7. Identify your ecosystem of responding partners
When a cyber incident occurs, there is an ecosystem of external partners that assist with various aspects of the organizational response. The responding partners vary by organization and the nature of the incident, but commonly include:
- Legal
- Insurance
- Forensics
- Communications
- Extortion/Ransomware Negotiators
While not directly involved with the incident working group, it is a best practice to have data discovery and credit monitoring vendors identified and ready to help with various phases of the investigation and response.
It is important to identify these partner relationships prior to an incident and establish how to work together during an event. If possible, partners that will be directly involved with the response should be included in preparation activities like tabletop exercises. Organizations should also ensure that they have up to date contact information and processes captured in incident response plans and playbooks.

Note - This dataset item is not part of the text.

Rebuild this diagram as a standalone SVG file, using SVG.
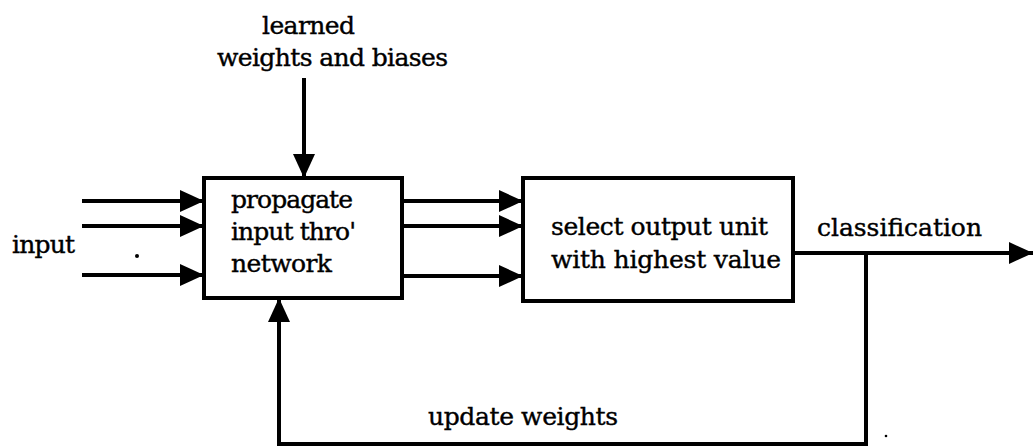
<svg xmlns="http://www.w3.org/2000/svg" width="1034" height="448" viewBox="0 0 1034 448">
<style>
.ln{stroke:#000;stroke-width:4;fill:none}
.bx{stroke:#000;stroke-width:4;fill:#fff}
.t{font-family:'DejaVu Serif','Liberation Serif',serif;font-size:25px;fill:#000;stroke:#000;stroke-width:0.4}
</style>
<defs>
<marker id="ah" markerUnits="userSpaceOnUse" markerWidth="26" markerHeight="22" refX="24" refY="11" orient="auto">
<path d="M0,0 L24,11 L0,22 Z" fill="#000"/>
</marker>
</defs>
<rect width="1034" height="448" fill="#fff"/>
<g id="connectors">
<path class="ln" d="M304,78 V178" marker-end="url(#ah)"/>
<path class="ln" d="M82,201 H204" marker-end="url(#ah)"/>
<path class="ln" d="M82,226 H204" marker-end="url(#ah)"/>
<path class="ln" d="M82,275 H204" marker-end="url(#ah)"/>
<path class="ln" d="M402,201 H523" marker-end="url(#ah)"/>
<path class="ln" d="M402,226 H523" marker-end="url(#ah)"/>
<path class="ln" d="M402,276 H523" marker-end="url(#ah)"/>
<path class="ln" d="M793,253 H1033" marker-end="url(#ah)"/>
<path class="ln" d="M866,253 V444 H279 V298" marker-end="url(#ah)"/>
</g>
<g id="propagate">
<rect class="bx" x="204" y="178" width="198" height="120"/>
<text class="t" x="231" y="208" textLength="122">propagate</text>
<text class="t" x="231" y="240" textLength="125">input thro'</text>
<text class="t" x="231" y="272" textLength="101">network</text>
</g>
<g id="select">
<rect class="bx" x="523" y="178" width="270" height="123"/>
<text class="t" x="551" y="235" textLength="217">select output unit</text>
<text class="t" x="551" y="268" textLength="230">with highest value</text>
</g>
<g id="labels">
<text class="t" x="262" y="34" textLength="93">learned</text>
<text class="t" x="217" y="66" textLength="231">weights and biases</text>
<text class="t" x="12" y="253" textLength="63">input</text>
<text class="t" x="817" y="236" textLength="165">classification</text>
<text class="t" x="428" y="425" textLength="190">update weights</text>
<circle cx="137" cy="256" r="2" fill="#000"/>
<circle cx="886" cy="436" r="1.3" fill="#000"/>
</g>
</svg>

One additional consideration, it is advisable for partner retainers to include a Service Level Agreement (SLA) to ensure you have access to your partners’ services during an incident. While many partners offer “no up-front cost” retainers, during times of high attacker activity — such as we’ve seen multiple times this year with high-volume attacks against multiple file transfer services — incident response partners can quickly reach capacity and clients with SLAs are given priority.
For public companies this is a critical time and an opportunity to build out their cyber response strategies before they are faced with an actual incident. Companies cannot effectively enhance cyber crisis processes as an incident is ongoing. By following these steps and proactively investing in cybersecurity preparedness, an organization can mitigate risk, comply with the SEC, and promote trust and resilience.